*Given data:*
[BEGIN]
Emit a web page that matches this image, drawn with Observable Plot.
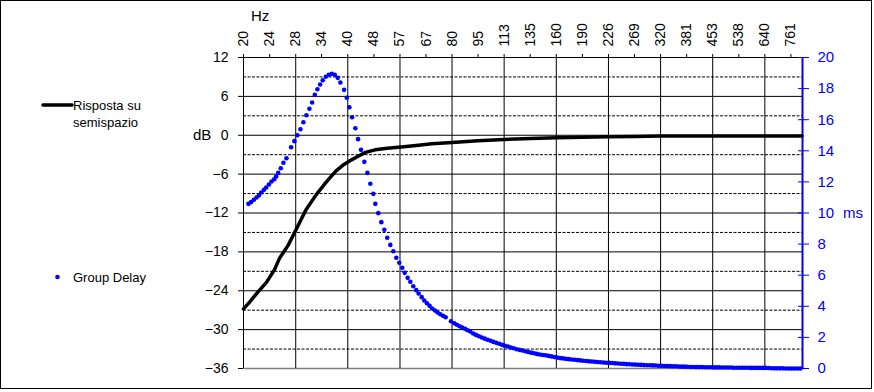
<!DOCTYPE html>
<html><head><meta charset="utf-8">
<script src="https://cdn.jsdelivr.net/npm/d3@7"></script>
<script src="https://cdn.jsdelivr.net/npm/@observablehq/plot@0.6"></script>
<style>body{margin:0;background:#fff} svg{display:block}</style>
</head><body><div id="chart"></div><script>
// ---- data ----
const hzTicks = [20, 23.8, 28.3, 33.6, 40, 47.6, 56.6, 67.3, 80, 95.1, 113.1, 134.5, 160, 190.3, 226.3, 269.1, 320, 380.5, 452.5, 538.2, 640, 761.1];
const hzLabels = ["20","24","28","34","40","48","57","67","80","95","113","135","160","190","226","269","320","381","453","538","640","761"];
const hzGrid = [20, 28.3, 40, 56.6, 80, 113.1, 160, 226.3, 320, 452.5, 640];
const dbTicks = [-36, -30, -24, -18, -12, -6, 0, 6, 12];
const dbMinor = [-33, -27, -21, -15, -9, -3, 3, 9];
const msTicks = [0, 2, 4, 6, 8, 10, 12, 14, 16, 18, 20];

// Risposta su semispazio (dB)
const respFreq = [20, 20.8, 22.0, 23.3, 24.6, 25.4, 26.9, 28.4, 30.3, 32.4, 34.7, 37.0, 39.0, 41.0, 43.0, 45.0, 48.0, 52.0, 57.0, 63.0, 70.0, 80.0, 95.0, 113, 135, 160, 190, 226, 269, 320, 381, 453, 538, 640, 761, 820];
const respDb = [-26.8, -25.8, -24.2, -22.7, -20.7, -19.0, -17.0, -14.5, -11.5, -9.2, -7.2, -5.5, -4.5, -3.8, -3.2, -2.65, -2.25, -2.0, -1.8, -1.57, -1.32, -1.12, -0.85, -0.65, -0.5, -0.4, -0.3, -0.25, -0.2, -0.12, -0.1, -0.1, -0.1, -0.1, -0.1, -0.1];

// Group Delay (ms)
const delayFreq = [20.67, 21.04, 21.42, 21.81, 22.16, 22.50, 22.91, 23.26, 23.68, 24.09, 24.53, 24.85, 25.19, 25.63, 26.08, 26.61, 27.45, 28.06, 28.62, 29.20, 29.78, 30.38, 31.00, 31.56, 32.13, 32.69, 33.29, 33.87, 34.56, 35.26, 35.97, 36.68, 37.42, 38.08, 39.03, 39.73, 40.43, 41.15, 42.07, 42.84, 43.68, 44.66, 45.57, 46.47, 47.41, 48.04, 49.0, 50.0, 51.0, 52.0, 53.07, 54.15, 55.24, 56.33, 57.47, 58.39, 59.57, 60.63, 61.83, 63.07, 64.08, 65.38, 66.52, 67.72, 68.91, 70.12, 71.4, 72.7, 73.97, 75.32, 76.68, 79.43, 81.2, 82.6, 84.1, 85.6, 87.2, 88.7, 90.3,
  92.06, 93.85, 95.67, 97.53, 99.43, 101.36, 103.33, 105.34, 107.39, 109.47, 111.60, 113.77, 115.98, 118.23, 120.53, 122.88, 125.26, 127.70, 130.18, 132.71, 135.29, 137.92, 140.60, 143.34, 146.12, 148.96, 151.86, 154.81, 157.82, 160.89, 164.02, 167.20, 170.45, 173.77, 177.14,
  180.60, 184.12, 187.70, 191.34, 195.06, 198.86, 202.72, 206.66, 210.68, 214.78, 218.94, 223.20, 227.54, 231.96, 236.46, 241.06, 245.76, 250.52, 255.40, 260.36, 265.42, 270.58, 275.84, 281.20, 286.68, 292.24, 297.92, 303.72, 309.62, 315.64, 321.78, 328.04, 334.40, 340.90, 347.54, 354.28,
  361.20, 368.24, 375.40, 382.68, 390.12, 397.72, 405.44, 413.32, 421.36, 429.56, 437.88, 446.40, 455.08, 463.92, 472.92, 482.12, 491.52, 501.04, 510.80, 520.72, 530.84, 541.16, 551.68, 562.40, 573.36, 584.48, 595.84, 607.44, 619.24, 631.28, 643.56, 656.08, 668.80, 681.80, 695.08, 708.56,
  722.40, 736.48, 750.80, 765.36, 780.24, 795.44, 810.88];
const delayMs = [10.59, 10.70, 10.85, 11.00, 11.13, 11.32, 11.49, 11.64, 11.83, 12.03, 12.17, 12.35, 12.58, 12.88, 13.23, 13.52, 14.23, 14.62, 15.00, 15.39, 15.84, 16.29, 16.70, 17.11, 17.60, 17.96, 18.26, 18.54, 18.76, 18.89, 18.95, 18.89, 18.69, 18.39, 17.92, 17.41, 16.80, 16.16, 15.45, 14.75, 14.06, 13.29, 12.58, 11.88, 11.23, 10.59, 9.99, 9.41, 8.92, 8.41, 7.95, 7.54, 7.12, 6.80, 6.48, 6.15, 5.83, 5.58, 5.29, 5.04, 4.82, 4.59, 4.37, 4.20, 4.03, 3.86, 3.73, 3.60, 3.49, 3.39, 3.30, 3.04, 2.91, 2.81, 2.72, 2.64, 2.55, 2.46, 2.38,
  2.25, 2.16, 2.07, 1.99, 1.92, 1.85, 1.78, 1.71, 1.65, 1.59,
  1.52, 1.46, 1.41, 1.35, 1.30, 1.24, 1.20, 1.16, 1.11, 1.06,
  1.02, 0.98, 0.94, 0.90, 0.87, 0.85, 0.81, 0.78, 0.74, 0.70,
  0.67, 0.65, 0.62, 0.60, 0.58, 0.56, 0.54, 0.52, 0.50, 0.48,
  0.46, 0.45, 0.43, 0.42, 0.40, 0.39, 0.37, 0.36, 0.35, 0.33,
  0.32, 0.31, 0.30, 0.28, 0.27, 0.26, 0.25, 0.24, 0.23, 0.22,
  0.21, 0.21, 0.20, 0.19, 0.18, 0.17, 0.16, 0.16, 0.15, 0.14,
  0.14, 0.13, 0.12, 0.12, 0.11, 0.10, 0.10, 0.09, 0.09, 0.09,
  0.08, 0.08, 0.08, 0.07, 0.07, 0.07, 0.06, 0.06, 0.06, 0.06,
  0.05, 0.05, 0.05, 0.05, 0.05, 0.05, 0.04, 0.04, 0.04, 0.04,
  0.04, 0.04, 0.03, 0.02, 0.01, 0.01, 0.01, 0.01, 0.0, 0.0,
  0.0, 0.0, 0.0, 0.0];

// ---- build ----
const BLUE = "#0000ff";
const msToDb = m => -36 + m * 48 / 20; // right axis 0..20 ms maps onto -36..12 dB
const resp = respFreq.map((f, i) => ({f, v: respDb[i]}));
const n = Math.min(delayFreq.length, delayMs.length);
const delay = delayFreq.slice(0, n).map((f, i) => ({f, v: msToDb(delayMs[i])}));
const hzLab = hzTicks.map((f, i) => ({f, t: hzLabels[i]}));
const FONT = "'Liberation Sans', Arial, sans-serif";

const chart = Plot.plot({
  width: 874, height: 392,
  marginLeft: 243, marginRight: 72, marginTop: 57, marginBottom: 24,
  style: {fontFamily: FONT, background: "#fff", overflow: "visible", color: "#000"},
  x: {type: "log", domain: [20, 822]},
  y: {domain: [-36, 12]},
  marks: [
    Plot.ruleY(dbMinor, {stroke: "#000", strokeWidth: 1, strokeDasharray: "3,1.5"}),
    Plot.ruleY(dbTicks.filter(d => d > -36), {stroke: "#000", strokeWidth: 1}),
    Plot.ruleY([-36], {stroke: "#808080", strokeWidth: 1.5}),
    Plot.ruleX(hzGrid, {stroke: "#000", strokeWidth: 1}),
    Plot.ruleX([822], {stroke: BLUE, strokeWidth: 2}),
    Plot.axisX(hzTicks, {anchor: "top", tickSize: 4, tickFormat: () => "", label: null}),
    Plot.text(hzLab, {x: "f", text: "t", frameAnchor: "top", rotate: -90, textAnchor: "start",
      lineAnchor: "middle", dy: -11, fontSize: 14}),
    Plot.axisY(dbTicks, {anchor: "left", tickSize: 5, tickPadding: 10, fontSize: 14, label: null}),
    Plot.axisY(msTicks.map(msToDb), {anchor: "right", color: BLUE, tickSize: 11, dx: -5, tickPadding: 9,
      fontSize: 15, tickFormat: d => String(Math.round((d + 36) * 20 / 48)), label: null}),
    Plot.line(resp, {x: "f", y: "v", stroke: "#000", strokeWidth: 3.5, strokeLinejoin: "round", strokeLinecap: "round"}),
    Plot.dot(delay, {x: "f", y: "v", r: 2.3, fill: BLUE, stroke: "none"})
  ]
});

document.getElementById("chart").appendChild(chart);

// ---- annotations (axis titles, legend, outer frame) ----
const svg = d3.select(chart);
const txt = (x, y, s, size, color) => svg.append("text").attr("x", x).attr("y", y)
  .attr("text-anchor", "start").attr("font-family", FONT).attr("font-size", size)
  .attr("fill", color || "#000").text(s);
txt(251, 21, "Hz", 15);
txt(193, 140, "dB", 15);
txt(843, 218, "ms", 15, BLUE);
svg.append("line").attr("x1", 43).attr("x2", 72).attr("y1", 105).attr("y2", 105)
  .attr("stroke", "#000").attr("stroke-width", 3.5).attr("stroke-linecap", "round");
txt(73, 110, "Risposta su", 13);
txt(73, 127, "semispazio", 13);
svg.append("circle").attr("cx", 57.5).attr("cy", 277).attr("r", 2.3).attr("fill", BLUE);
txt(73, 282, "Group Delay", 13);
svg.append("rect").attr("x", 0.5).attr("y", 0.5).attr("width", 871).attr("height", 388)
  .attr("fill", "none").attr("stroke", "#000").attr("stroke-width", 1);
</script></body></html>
[END]
*Task instructions:*
Give again, word for word, every line from the top of the data above to the line holding "16, 18, 20];", inclusive, with the pictures left out.

*Answer in full:*
Emit a web page that matches this image, drawn with Observable Plot.
<!DOCTYPE html>
<html><head><meta charset="utf-8">
<script src="https://cdn.jsdelivr.net/npm/d3@7"></script>
<script src="https://cdn.jsdelivr.net/npm/@observablehq/plot@0.6"></script>
<style>body{margin:0;background:#fff} svg{display:block}</style>
</head><body><div id="chart"></div><script>
// ---- data ----
const hzTicks = [20, 23.8, 28.3, 33.6, 40, 47.6, 56.6, 67.3, 80, 95.1, 113.1, 134.5, 160, 190.3, 226.3, 269.1, 320, 380.5, 452.5, 538.2, 640, 761.1];
const hzLabels = ["20","24","28","34","40","48","57","67","80","95","113","135","160","190","226","269","320","381","453","538","640","761"];
const hzGrid = [20, 28.3, 40, 56.6, 80, 113.1, 160, 226.3, 320, 452.5, 640];
const dbTicks = [-36, -30, -24, -18, -12, -6, 0, 6, 12];
const dbMinor = [-33, -27, -21, -15, -9, -3, 3, 9];
const msTicks = [0, 2, 4, 6, 8, 10, 12, 14, 16, 18, 20];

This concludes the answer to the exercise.